Richard Gallen, Book Producer of the Future?
In 1978, Richard Gallen, an entrepreneur and self-proclaimed publishing producer, who had previously worked for Dell, would release two historical romances and two contemporary romances a month for Pocket Books to distribute. A book producer was planned to be the “book creator of the future,” not unlike film producers. Gallen was in charge of small teams of editors, designers, and writers to create books that would “be distributed to the trade by the well-known houses of Publishers Row.”
Gallen also had books distributed by Dell, and Tor Books, and Pinnacle. In 1981, he helped produce 100 titles in total for all book publishers; by 1982, it was twice that number. However, with Pocket Books, only 90 romances were released under the Gallen moniker, from 1978 – 1982. Authors who had books “produced” by Gallen included Candace Camp, under the pseudonym Kristin James, Dorothy Garlock, and Jude Deveraux.
Gallen’s relationship with Pocket Books came to an end that year when Pocket Books started the Tapestry imprint in October 1982. These historical romances spanned the globe and took place during all time periods.

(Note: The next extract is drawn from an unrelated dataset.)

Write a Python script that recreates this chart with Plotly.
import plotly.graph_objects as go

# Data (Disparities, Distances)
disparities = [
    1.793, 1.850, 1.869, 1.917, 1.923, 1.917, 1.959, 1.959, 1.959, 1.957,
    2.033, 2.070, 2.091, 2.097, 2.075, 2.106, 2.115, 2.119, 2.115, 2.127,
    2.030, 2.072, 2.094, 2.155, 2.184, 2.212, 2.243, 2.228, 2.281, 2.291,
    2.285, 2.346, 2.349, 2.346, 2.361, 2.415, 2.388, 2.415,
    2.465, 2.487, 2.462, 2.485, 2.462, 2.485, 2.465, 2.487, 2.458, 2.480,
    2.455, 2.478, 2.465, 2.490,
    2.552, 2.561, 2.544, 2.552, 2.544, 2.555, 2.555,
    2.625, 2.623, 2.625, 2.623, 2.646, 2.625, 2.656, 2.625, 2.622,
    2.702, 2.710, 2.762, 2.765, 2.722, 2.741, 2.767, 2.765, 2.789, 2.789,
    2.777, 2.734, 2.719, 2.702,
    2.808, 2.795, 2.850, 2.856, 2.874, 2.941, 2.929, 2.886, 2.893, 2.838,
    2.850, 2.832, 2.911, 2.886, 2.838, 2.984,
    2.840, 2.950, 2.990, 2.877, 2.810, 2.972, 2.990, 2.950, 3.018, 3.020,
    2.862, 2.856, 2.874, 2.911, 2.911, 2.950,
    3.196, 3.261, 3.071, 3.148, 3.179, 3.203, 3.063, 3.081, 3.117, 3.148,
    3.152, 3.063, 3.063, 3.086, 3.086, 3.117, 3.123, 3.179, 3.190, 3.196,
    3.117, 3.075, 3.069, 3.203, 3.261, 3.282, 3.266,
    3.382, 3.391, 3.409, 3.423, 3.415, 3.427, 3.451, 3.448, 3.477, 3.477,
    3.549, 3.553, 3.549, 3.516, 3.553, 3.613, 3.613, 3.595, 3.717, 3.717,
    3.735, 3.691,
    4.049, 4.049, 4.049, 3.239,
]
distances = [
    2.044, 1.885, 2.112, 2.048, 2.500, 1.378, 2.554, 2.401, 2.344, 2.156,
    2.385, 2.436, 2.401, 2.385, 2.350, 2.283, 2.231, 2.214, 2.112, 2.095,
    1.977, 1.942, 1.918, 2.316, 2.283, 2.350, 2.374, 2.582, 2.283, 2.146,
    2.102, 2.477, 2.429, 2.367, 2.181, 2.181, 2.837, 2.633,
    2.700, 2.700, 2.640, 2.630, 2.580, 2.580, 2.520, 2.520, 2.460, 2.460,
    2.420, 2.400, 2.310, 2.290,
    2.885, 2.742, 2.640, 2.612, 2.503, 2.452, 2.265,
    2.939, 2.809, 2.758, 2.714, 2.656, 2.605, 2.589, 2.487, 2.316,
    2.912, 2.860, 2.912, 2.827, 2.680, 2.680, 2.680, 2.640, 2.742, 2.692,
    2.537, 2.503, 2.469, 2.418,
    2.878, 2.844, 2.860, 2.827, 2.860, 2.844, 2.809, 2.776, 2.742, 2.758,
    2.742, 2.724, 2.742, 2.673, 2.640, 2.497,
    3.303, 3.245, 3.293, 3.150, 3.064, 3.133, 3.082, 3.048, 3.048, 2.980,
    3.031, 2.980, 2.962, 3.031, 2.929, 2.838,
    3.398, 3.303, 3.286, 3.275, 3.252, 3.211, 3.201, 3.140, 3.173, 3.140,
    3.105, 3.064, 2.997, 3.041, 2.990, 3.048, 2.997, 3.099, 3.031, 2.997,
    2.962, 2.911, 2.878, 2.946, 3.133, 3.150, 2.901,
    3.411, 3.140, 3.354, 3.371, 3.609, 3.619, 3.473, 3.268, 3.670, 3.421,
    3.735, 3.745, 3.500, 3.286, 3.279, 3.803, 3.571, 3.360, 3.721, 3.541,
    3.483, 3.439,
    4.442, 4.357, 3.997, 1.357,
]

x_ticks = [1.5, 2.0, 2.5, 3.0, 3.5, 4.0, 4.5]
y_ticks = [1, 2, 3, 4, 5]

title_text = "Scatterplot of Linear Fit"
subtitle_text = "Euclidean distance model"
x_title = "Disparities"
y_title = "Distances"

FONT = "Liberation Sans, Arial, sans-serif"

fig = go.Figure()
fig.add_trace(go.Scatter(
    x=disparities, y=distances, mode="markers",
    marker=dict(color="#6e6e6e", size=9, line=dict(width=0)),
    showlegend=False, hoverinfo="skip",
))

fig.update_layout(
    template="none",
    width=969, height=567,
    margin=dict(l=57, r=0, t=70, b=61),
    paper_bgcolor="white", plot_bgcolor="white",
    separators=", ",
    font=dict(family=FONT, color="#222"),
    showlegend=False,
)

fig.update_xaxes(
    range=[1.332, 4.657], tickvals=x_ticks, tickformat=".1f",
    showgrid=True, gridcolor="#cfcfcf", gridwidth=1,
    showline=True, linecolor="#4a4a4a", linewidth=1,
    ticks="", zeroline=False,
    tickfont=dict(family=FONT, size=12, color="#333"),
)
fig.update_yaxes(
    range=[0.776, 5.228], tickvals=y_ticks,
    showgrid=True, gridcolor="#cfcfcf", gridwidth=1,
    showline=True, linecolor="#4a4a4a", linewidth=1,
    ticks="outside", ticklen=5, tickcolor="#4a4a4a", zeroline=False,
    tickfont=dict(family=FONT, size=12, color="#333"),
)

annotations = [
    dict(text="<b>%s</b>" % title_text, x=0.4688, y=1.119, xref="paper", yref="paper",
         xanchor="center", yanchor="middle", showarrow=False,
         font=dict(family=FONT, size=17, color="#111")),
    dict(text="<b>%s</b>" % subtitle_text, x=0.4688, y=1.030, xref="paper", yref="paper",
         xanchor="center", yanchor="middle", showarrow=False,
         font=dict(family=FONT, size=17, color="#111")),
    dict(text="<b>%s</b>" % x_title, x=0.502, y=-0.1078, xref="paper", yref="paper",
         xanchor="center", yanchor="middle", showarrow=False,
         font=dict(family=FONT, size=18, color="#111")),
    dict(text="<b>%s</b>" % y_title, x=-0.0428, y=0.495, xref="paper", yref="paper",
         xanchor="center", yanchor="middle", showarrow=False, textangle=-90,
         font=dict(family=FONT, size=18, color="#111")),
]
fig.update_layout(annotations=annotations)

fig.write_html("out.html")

Many popular authors wrote for the line, including Jude Deveraux, Julie Garwood, Ruth Ryan Langan, Linda Lael Miller, Patricia Pellicane, Maura Seger (aka Josie Litton), and Ena Halliday (aka Sylvia Halliday & Louisa Rawlings) whose book Marielle was Tapestry #1. Harry Bennett and Elaine Gignilliat were frequent cover illustrators for the line. Approximately 94 Tapestry books were released, with the final novel released in August 1986.
Romance Genre Legacy
The three “J”s, Jude Deveraux, Judith McNaught, and Julie Garwood would prove to be powerhouse historical authors for Pocket Books in the 1980s and 1990s before they branched off into contemporary fiction and other genres.
Pocket Books would continue successfully producing mass-market paperbacks into the next decades. V.C. Andrews released her Dollanganger series with them and her books continue to do well despite her death many years ago.
Pocket Books still remains a force to be reckoned with in an ever more decreasing paperback marketplace, with romance authors like Kresley Cole and Sabrina Jeffries.